Fix This Now!
April 4, 2015
I read a post in a public forum recently from a man who had a disagreement with some colleagues. He repeated several times that he didn’t understand what he’d done to create this situation and shared his repeated attempts to fix the situation by “demanding they reconcile.”
Not surprisingly, these demands for reconciliation had failed. So he was writing to see if the community forum could offer a way for him to “fix this now.”
Fix this now.
We humans don’t care for the waiting part of life, the time hurts may take to heal, the time new life may take to be born. the time new truths may take to be breathed into life. We are not, seemingly, attune to our ability for our souls, in silence, to wait.
So we fiddle and demand and tinker in our attempts to fix this now, whatever the this is that needs fixed. Perhaps it’s a disagreement between people. Perhaps it a bigger problem, like our many institutional abilities to discount the dignity of every human being. We love the instant fix.
On Good Friday, we try the instant fix. We are so undone by the words of Jesus and his commandments to love, to serve, to forgive, that we want to fix the feeling we have when we realize we fail to live those commandments. We are so undone by the idea that God loves the outcasts, the sinners, the “those people” as much as God loves us, that we want to fix that equality and return to our world of treating underlings as such. We are so undone by the truth that power, status, and position have nothing to do with how much God loves, and in fact God seems to have a preferential love for those who are without any sizable resume, that we want to fix that truth back to our lie that we must earn validation instead of accept grace and love that falls freely on everyone.
Fix this now! we yell. Crucify him!
Clearly, our attempts to fix this now rarely work. The big problems, the big truths, the big moments in life are almost never fixed now; they are instead lived into, realized, discovered minuscule moment by moment. As the poet Rilke says, we learn the way by walking.
God, we see, asks us to wait. God asks us to sit with our discomfort, our grief, and even our annoyance. God asks us to wait, to pray, to be with all of creation in silence as we wait. And God waits with us today. In silence.
So we wait. We sit with the very uncomfortable truth that we cannot fix this now. We sit with our lack of power, the mess we’ve made with our attempts to fix this now, and the discomfort all of this realization brings.
We wait.
Kris
Thank you for bring us back from all the madness. When we are entitled, it is hard to see the world through any other filter and we are, oh, so entitled.
Rodger Patience
Early in my recovery, I heard Richard Rohr refer to Thérèse of Lisieux, who herself spoke about “serenely bearing the trial of being displeasing to myself.”

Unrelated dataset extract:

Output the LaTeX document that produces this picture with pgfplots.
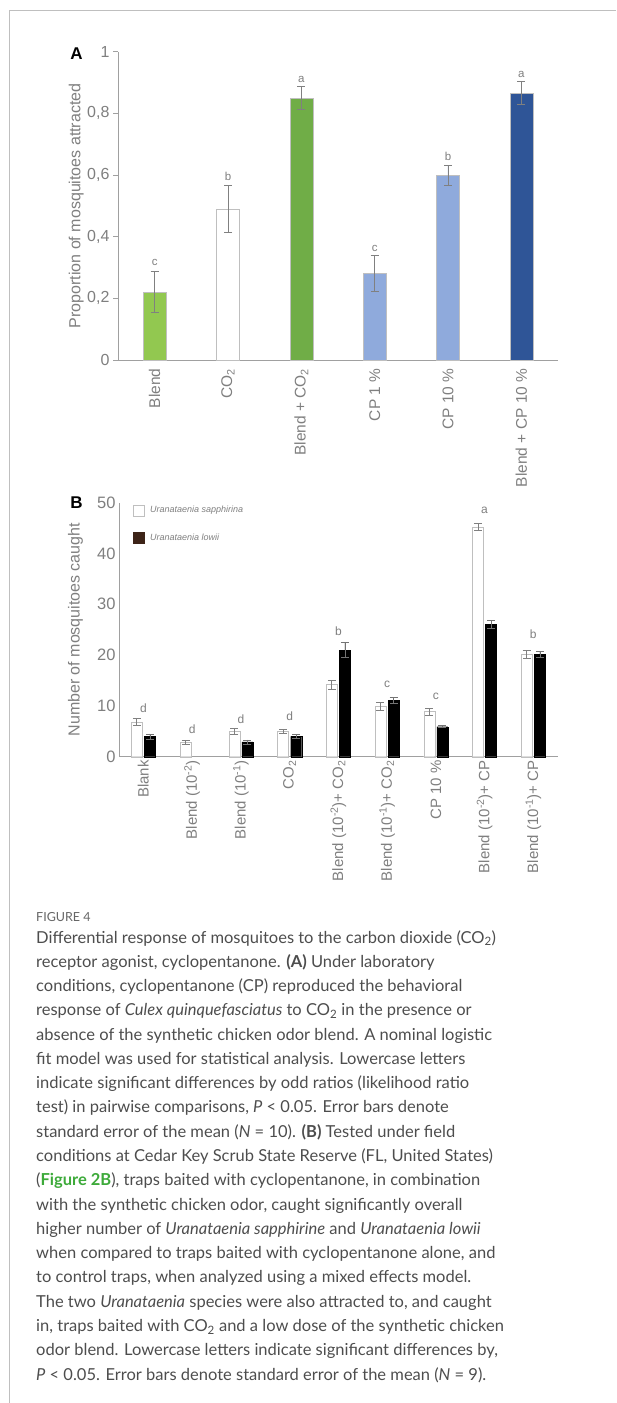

Or, as St. Thomas the Heartbreaker teaches, “the waiting is the hardest part.”
Miriam Acevedo
Thank you Laurie. Fits into something I’m going through right now.
Tom
Laurie
Thank you for this.
Recently, in a business context I witnessed a ‘fix it now’ instance by a manager. It had consequences. In the attempt to fix a problem a person was fired. They were not the cause of the dissatisfaction, but they were vulnerable. In the rush to fix it now this person was sacrificed to show it was fixed. It didn’t change the situation.
Lucy Porter
Thank you for this meditation for the Easter Vigil. We definitely live in a “fix this now” world, where even small steps toward possible solutions are condemned by those who want immediate complete solutions or nothing. (See reports on reactions to the agreement with Iran on a framework for more steps to be taken later.) If we think it’s so hard for us to wait, imagine how hard it is for others who have been living in fear for their lives for generations. But more waiting, and more of the strenuous, backbreaking, tedious labor of peacemaking, are what we face. While we wait, we are called, not to idleness, but to the depths of “prayer without ceasing”.
Anne
I enjoyed the read and there is much truth in it.
There is one thing I have found in my life that contradicts this. It is that if I don’t set the reconciliation process in motion early, it doesn’t happen. I slowly care less and less about reconciliation with the other person, and shame on me for that. Their ability to cause me hurt lessens over time, and after a few years if another incident occurs – such as an angry letter from an estranged family member, I shrug it off. I don’t like the way that happens.